Alla base di Podemos, c’è il pensiero del filosofo argentino Ernesto Laclau. Il rapporto con le esperienze di governo e i movimenti di lotta sudamericani ne segna in parte l’identità. Ma c’è anche molto di Antonio Gramsci, soprattutto successivamente, nel passaggio dalla critica alla casta all’ideologia come chiave della politica, nei concetti di egemonia e di blocco storico.

In principio, Podemos non si dichiara né di sinistra né di destra, parla di “alto” e “basso”, assume la critica alla casta dell’M-15. Che fosse un partito di sinistra era chiaro, ma i suoi dirigenti erano interessati a offrire un terreno trasversale all’elettorato per ampliare il campo progressista.

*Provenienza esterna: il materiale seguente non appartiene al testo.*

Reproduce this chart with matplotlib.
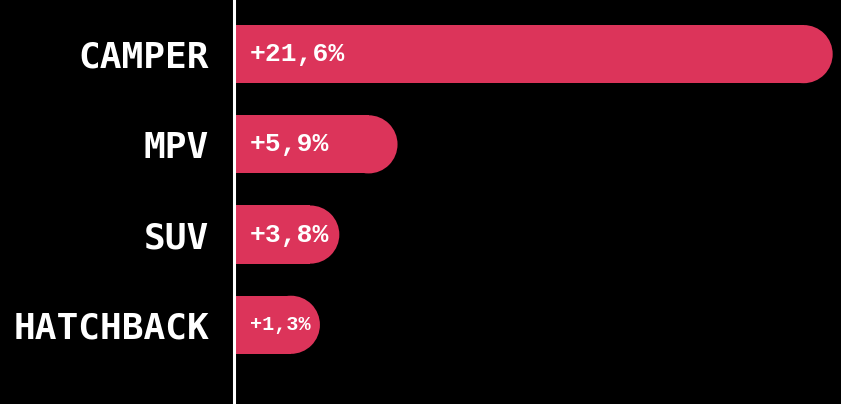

Poi, la vittoria di Pedro Sánchez nelle primarie interne al partito socialista, ripropone l’asse destra-sinistra, costringendo Podemos a schierarsi. D’altronde, Podemos era nato senza nessuna vocazione minoritaria, ma con l’esplicito proposito di arrivare al governo del paese per migliorare le condizioni di vita della maggioranza dei cittadini. E al governo non è più sufficiente gridare contro la casta.

La rottura

Podemos rompe il patto implicito, tra socialisti e popolari, di alternanza al governo, ereditato dal regime del 1978. L’arrivo al governo in coalizione col Psoe è il suo più grande risultato e la sua principale eredità: Pablo Iglesias, suo fondatore, ex segretario ed ex vicepresidente dell’esecutivo spagnolo, insiste ad attribuirne il merito alla sua formazione. Certo, la matematica parlamentare gioca a favore, perché è finita da un pezzo l’epoca delle maggioranze assolute o autosufficienti di un solo partito.

Juan Carlos Monedero, cofondatore di Podemos e professore universitario, parla a questo proposito di una sorta di “podemizzazione” del Psoe, un atteggiamento che trova nel vincitore all’interno del partito Pedro Sánchez, un segretario più libero di muoversi dei suoi predecessori.

E la legislatura di quella prima coalizione di governo sarà costellata da numerosi e innovativi provvedimenti di legge per salvaguardare il lavoro e il reddito delle famiglie più fragili, difendere e ampliare i diritti sociali e di cittadinanza, promuovere le politiche nel campo delle pari opportunità tra i sessi e del riconoscimento delle persone Lgbtq.

Poi, un eccesso di istituzionalizzazione, uno scarso radicamento nel territorio, le molte lotte intestine che ne rimpiccioliscono lo sguardo esterno, portano Podemos a perdere la sua originalità e quindi gran parte del suo consenso elettorale.

Il resto è cronaca: il cartello elettorale Sumar di tutta la sinistra alternativa, nato attorno alla vicepresidente e ministra del Lavoro Yolanda Díaz, regge appena per le politiche del luglio scorso.

Verso le europee

Podemos, che non trova spazio nel gruppo della coalizione, lo abbandona e passa al gruppo Misto. L’area alla sinistra del Psoe è sempre più frammentata e complica una legislatura sotto continuo attacco delle destre.

Così Podemos si riprende la sua libertà di azione e punta sulle europee, sotto la guida della segretaria Ione Belarra e di Irene Montero, futura capolista in Europa. Aspirano a farne l’inizio di una nuova fase, con ancora l’obiettivo di tornare al governo appena possibile.